According to Microsoft, the confusion is a result of a misunderstanding of how the Trojan affects the master boot record (MBR). This is on a portion of a hard disk that stores physical details of the drive – how big the partitions are and what file format is in use. It also has the bootstrap code which is the program the computer uses to power-up and initiate the loading of the operating system.
No Reason To Reinstall
Chun Feng, an Australian researcher with the Microsoft Security Research & Response (MSRR) team, wrote a blog about how to clean this very critical region of the disk. A basic misunderstanding of what he said caused a wave of misinformation to wash over the Internet.
“There is no reason to reinstall Windows,” Jimmy Kuo, a US researcher for MSRR, told eWEEK Europe. “The problem is that readers of Chun’s blog assumed that recovering the MBR meant that you had to blow it away, including the partition table. There is a difference between the code that’s in the MBR and the partition data in there.We’re explaining to people how to use the FixMBR command and the blog has been updated.”
Kuo added that Popureb is “not a prevalent threat” which means that it is unlikely to be a widespread problem.
In Feng’s updated blog, he emphasises that the problem can be solved without a reinstallation being necessary.

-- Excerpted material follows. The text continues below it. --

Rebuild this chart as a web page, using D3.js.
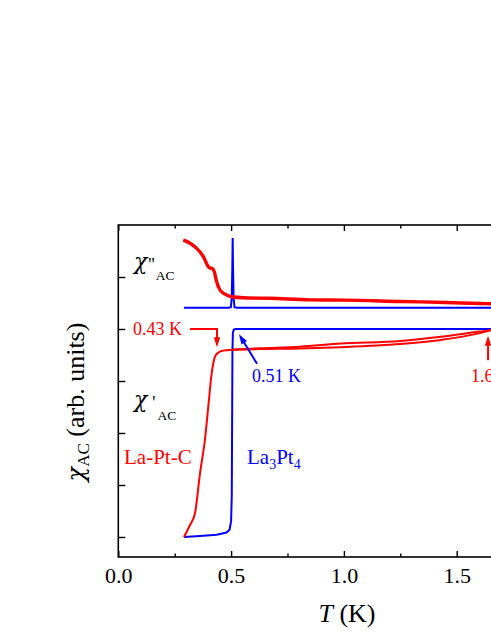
<!DOCTYPE html>
<html><head><meta charset="utf-8">
<script src="https://cdn.jsdelivr.net/npm/d3@7"></script>
<style>
html,body{margin:0;padding:0;background:#fff;}
svg{display:block;font-family:"Liberation Serif","Times New Roman",serif;}
</style></head>
<body><svg id="c" width="491" height="635"></svg>
<script>
// ---- data (T in K, chi in arbitrary units) ----
const xTicks = [0, 0.5, 1.0, 1.5];
const xTicksOffView = [2.0];
const xMinorTicks = [0.25, 0.75, 1.25, 1.75];
const yTicks = [0, 1, 2, 3, 4, 5];

const chi2Red = [[0.288,5.71],[0.300,5.69],[0.318,5.65],[0.3475,5.55],[0.377,5.39],[0.399,5.20],
  [0.407,5.17],[0.414,5.17],[0.4255,5.10],[0.436,4.91],[0.451,4.75],[0.473,4.67],[0.503,4.62],
  [0.554,4.60],[0.672,4.59],[0.85,4.56],[1.0,4.555],[1.249,4.53],[1.45,4.51],[1.603,4.49],[1.70,4.48]];
const chi2Blue = [[0.291,4.41],[0.49,4.41],[0.499,4.42],[0.503,4.6],[0.5055,5.2],[0.507,5.75],
  [0.5085,5.2],[0.511,4.6],[0.515,4.42],[0.525,4.41],[1.70,4.41]];
const chi1RedWarm = [[0.291,0],[0.318,0.23],[0.340,0.455],[0.362,1.22],[0.384,1.87],[0.399,2.51],
  [0.414,3.15],[0.4287,3.47],[0.443,3.545],[0.458,3.575],[0.51,3.60],[0.628,3.615],[0.805,3.625],
  [0.987,3.65],[1.249,3.71],[1.43,3.79],[1.603,3.92],[1.647,3.97],[1.70,4.02]];
const chi1RedCool = [[1.70,4.02],[1.647,3.975],[1.603,3.95],[1.43,3.85],[1.249,3.77],[0.987,3.72],
  [0.805,3.66],[0.628,3.63],[0.51,3.605]];
const chi1Blue = [[0.291,0],[0.362,0.02],[0.436,0.045],[0.480,0.085],[0.493,0.14],[0.500,0.3],
  [0.503,0.8],[0.5045,2.2],[0.506,3.6],[0.508,3.93],[0.512,3.99],[0.52,4.0],[1.70,4.0]];

// annotation arrows [T, chi] : start ... tip
const arrowRed043 = [[0.318,4.0],[0.4375,4.0],[0.4375,3.65]];
const arrowBlue051 = [[0.615,3.33],[0.535,3.90]];
const arrowRed165 = [[1.639,3.40],[1.639,3.87]];

const red = "#ff0000", blue = "#0000ff";
const svg = d3.select("#c");
const x = d3.scaleLinear().domain([0,2]).range([118.3,569.5]);
const y = d3.scaleLinear().domain([-0.385,6]).range([557,225]);

svg.append("defs").append("clipPath").attr("id","clip")
  .append("rect").attr("x",x(0)).attr("y",y(6)).attr("width",x(2)-x(0)).attr("height",y(-0.385)-y(6));

// axes
const gB = svg.append("g").attr("transform",`translate(0,${y(-0.385)})`)
  .call(d3.axisBottom(x).tickValues(xTicks).tickSize(-6).tickPadding(10).tickFormat(d3.format(".1f")));
const gB2 = svg.append("g").attr("transform",`translate(0,${y(-0.385)})`)
  .call(d3.axisBottom(x).tickValues(xTicksOffView).tickSize(-6).tickFormat(""));
const gBm = svg.append("g").attr("transform",`translate(0,${y(-0.385)})`)
  .call(d3.axisBottom(x).tickValues(xMinorTicks).tickSize(-3.5).tickFormat(""));
const gT = svg.append("g").attr("transform",`translate(0,${y(6)})`)
  .call(d3.axisTop(x).tickValues(xTicks.concat(xTicksOffView)).tickSize(-6).tickFormat(""));
const gTm = svg.append("g").attr("transform",`translate(0,${y(6)})`)
  .call(d3.axisTop(x).tickValues(xMinorTicks).tickSize(-3.5).tickFormat(""));
const gL = svg.append("g").attr("transform",`translate(${x(0)},0)`)
  .call(d3.axisLeft(y).tickValues(yTicks).tickSize(-7).tickFormat(""));
[gB,gB2,gBm,gT,gTm,gL].forEach(g=>{
  g.select(".domain").remove();
  g.selectAll("line").attr("stroke","#000").attr("stroke-width",1.4);
});
gB.selectAll("text").attr("font-size",22).attr("fill","#000").attr("font-family","Liberation Serif");

svg.append("rect").attr("x",x(0)).attr("y",y(6)).attr("width",x(2)-x(0)).attr("height",y(-0.385)-y(6))
  .attr("fill","none").attr("stroke","#000").attr("stroke-width",1.6);

// data lines
const line = d3.line().x(d=>x(d[0])).y(d=>y(d[1]));
const smooth = d3.line().x(d=>x(d[0])).y(d=>y(d[1])).curve(d3.curveMonotoneX);
const gD = svg.append("g").attr("clip-path","url(#clip)");
gD.append("path").datum(chi2Blue).attr("d",line).attr("fill","none").attr("stroke",blue).attr("stroke-width",2);
gD.append("path").datum(chi2Red).attr("d",smooth).attr("fill","none").attr("stroke",red).attr("stroke-width",3.4).attr("stroke-linejoin","round");
gD.append("path").datum(chi1Blue).attr("d",line).attr("fill","none").attr("stroke",blue).attr("stroke-width",2);
gD.append("path").datum(chi1RedWarm).attr("d",smooth).attr("fill","none").attr("stroke",red).attr("stroke-width",2);
gD.append("path").datum(chi1RedCool).attr("d",smooth).attr("fill","none").attr("stroke",red).attr("stroke-width",2);

// arrows
function shorten(p){const a=p[p.length-2],b=p[p.length-1];const d=Math.hypot(b[0]-a[0],b[1]-a[1]);const t=(d-6)/d;return [a[0]+(b[0]-a[0])*t,a[1]+(b[1]-a[1])*t];}
function arrow(pts,color){
  const p = pts.map(d=>[x(d[0]),y(d[1])]);
  svg.append("path").attr("d",d3.line()(p.slice(0,-1).concat([shorten(p)]))).attr("fill","none")
    .attr("stroke",color).attr("stroke-width",2);
  const a=p[p.length-2], b=p[p.length-1];
  const ang=Math.atan2(b[1]-a[1],b[0]-a[0]);
  const L=10,Wd=3.2;
  const bx=b[0]-L*Math.cos(ang), by=b[1]-L*Math.sin(ang);
  const nx=-Math.sin(ang), ny=Math.cos(ang);
  svg.append("path").attr("d",`M${b[0]},${b[1]}L${bx+nx*Wd},${by+ny*Wd}L${bx-nx*Wd},${by-ny*Wd}Z`).attr("fill",color);
}
arrow(arrowRed043,red);
arrow(arrowBlue051,blue);
arrow(arrowRed165,red);

// texts
function txt(xp,yp,s,color,size){return svg.append("text").attr("x",xp).attr("y",yp).attr("fill",color).attr("font-size",size).text(s);}
txt(133,335,"0.43 K",red,18);
txt(252,382,"0.51 K",blue,18);
txt(471,382,"1.65 K",red,18);
txt(124,464,"La-Pt-C",red,21);
const t3 = svg.append("text").attr("x",247).attr("y",464).attr("fill",blue).attr("font-size",21);
t3.append("tspan").text("La");
t3.append("tspan").attr("font-size",14).attr("dy",5).text("3");
t3.append("tspan").attr("dy",-5).text("Pt");
t3.append("tspan").attr("font-size",14).attr("dy",5).text("4");

function chiLabel(xp,yp,primes,pdx,sdx,sy){
  const t = svg.append("text").attr("x",xp).attr("y",yp).attr("fill","#000").attr("font-size",22);
  t.append("tspan").attr("font-style","italic").attr("font-family","DejaVu Serif").text("χ");
  t.append("tspan").attr("font-size",18).attr("dx",pdx).attr("dy",2).text(primes);
  t.append("tspan").attr("font-size",13.5).attr("dx",sdx).attr("dy",sy).text("AC");
}
chiLabel(134,269,"''",1,1,9);
chiLabel(134,407,"'",5,2,11);

// axis labels
const xl = svg.append("text").attr("x",347).attr("y",622).attr("text-anchor","middle").attr("font-size",26).attr("fill","#000");
xl.append("tspan").attr("font-style","italic").text("T");
xl.append("tspan").text(" (K)");

const yl = svg.append("text").attr("transform","translate(84,402) rotate(-90)").attr("text-anchor","middle").attr("font-size",26).attr("fill","#000");
yl.append("tspan").attr("font-style","italic").attr("font-family","DejaVu Serif").attr("font-size",24).text("χ");
yl.append("tspan").attr("font-size",17).attr("dy",5).text("AC");
yl.append("tspan").attr("dy",-5).text(" (arb. units)");
</script></body></html>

To fix the MBR, Windows Recovery Console is used to load the BOOTREC.exe tool which is available from Microsoft. This is applied using the command bootrec.exe /fixmbr which only replaces the executable code without affecting the neighbouring disk drive format information.
Rebooting the PC and scanning for malware will remove the rest of the Trojan. Alternatively, After fixing the MBR, a System Restore can be used to return the PC to its pre-infected state.